After a solid four hours’ march we camped on the river-bank under a clump of palms, and determined on the morrow to make one last effort to find the Rendili by means of search parties, and then, if there were still no signs of them, to make the best of our way back to the game country by forced marches.
The animals were sadly out of condition for want of proper and sufficient nourishment, and we were afraid that if we went further and were still unsuccessful in our search, they would all die before we could get back. “It is a long lane that has no turning,” however, and about four o’clock in the afternoon one of the men, whom we had sent out to look for game, came into camp, shouting excitedly that he had seen “many people.” El Hakim and George at once saddled up the mules and investigated. The “many people” turned out to be eighty of the Somalis’ men, bound for Dhaicho (a trading settlement on the eastern side of Embe) in order to buy food. Most important of all, they told us that Ismail, with the main body, was camped among the Rendili, who were five days’ march further down the river. This news cheered us up wonderfully. Resting our men for the remainder of the day, we were on our way again on the following morning long before daylight, led by a guide lent us by the Somalis. We pushed forward as fast as our men could travel, and we had every reason for haste, as they were entirely without food. We halted at ten o’clock in the forenoon for breakfast. At least we breakfasted, the men having nothing to eat at all, while we had little more. At two o’clock we were again on the road, and at four o’clock camped for the night, the men being exhausted. Jumbi, and Malwa, the head-man of the Wa’kamba, did not come in with the others. Inquiries elicited the fact that, owing to either Jumbi’s or Malwa’s carelessness, the five camels had strayed on the road and were lost. El Hakim was very much annoyed, as he had always been very proud of his camels, nursing them tenderly, and taking great pains to ensure their health and comfort.
The next morning the camels had not turned up, neither had Jumbi nor Malwa. El Hakim, being eager to reach the Rendili encampment, pushed on with nothing but his tent and a little food, leaving George and me behind with the bulk of the safari to send search parties out after the camels. At eleven o’clock Jumbi and Malwa came into camp without the camels. They were very frightened, rightly dreading El Hakim’s anger, and were considerably relieved when they found only George and me in camp. At that moment some of the men, whom we had despatched earlier in the morning in search of the missing animals, came in and reported that they had seen the tracks of the camels leading away to the south straight towards the hills, some days’ journey distant, which proved to be the extreme north-eastern end of the Jombeni range, inhabited by our bêtes noires the Wa’embe. I immediately despatched Jumbi and Malwa, together with the men who had seen the tracks, to follow them up, instructing them to find the camels if possible, but if not, to return and follow me, as I was going on after El Hakim. After they had rested awhile they departed on their errand, and at two o’clock in the afternoon, George and I, having forded the river—which was quite easily done, as it was very broad and came no higher than one’s middle—marched steadily and rapidly down the north bank of the river in El Hakim’s wake. We marched for four hours, passing the falls discovered by and named after Mr. Chanler, an hour after starting. The vegetation was now somewhat more dense, the wait-a-bit thorn becoming quite inconveniently frequent; the country also tended to become gravelly underfoot, and the very reverse of level.
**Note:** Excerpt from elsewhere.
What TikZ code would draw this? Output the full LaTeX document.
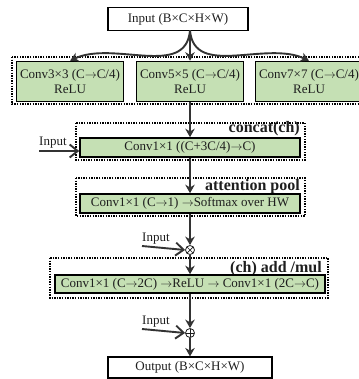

Late in the afternoon we arrived at a range of rocky hills some three or four hundred feet in height, which extended for some miles at right angles to the river, and consequently right across our path. So far we had seen no signs of El Hakim, so I decided to push on at all costs, and with great difficulty we climbed to the summit of the range.
When we reached the top a beautiful and welcome sight met our weary eyes. Away to the right, curving round the end of the range, ran the dark green line of the Waso Nyiro. A day’s march further on it branched out into numerous broad shallow channels, spreading over a tract of country perhaps ten miles long and four miles wide. Innumerable Doum palms covered this tract with a beautiful mass of greenery, interspersed with patches of pure white sand. Immediately outside the palm region the country changed sharply to desert again, which stretched dazzlingly white and perfectly level to the encircling horizon. I had no doubt but that we should find the Rendili encamped near the palms. The river emerged from the other side of this fertile tract, and winding round the southern spur of a vast and lofty tableland, which showed dimly in the distance, disappeared from view on its way to the mysterious and unexplored “Lorian.” The plateau I recognized as the Marisi el Lugwazambo. It can be imagined with what joyful emotions we gazed on the mass of vivid green spread at our feet, after so many scorching days of brown earth and bare rock. I could quite realize the sensations of Moses as he gazed on the “Promised Land” from the summit of Mount Pisgah.